Prof. Henderson, your Who is 'We'? essay is terrific. Thanks for the link!

A6 writes:

Brianna writes:

"That's not really fair, getting annoyed at him over something as simple as the use of the word 'we.' Even in a world where we understand that the individual comes first, there is still such a thing as a society, and a need for a way to refer to the actions of that society in concert."

Who is this "we" who understands that the individual comes first?

guthrie writes:

I second Jake.

My favorite concepts (cobbled together):
"The great tragedy of collectivism, the organic view of society, is that it makes people heartless – they become incapable of seeing the real losses and hurts inflicted on innocent people because they stop seeing them as individuals… [c]ollectivism is the ugliest ideology in the world. It has been directly responsible for well over 100 million deaths in the 20th century."

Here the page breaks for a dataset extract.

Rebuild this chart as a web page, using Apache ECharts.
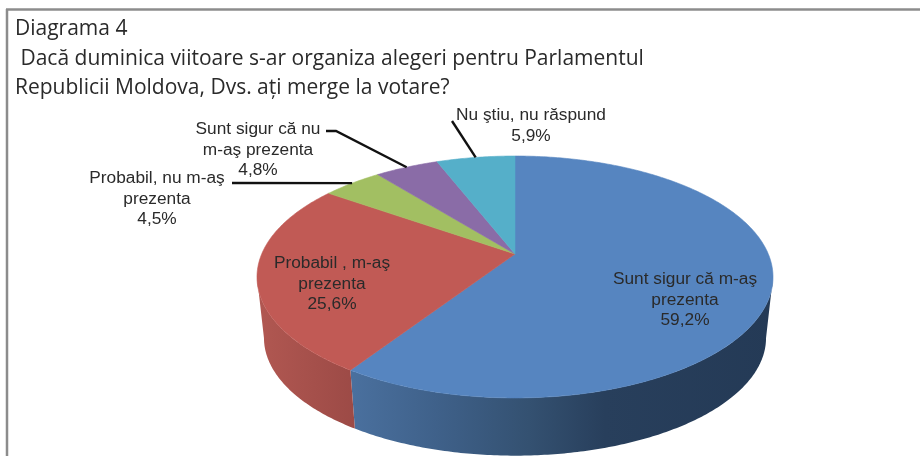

Ken B, if your 'emergent entities' concept logically concludes a collectivist approach to governance, then I would suggest there is little difference between your conception and those which have scourged humanity for the last 100+ years. What might be the difference?

Ken B writes:

guthrie:

Ken B, if your 'emergent entities' concept logically concludes a collectivist approach to governance, then I would suggest there is little difference between your conception and those which have scourged humanity for the last 100+ years. What might be the difference?

Governance is logically "collective" isn't it? If I am the only person I don't need much governance. But the need for governance does not even logically imply the need for government, much less the need for Stalin. So stating a plain fact really does not make a nazi communist collectivst guthrie.

An interesting example is language. If I shout "Fire" in a crowded theatre then I do no harm if I live in far off Panopsopis, where the syllable "fire" connotes approval. They use "bravo" to warn of flames. Please explain that without reference to cultural concepts.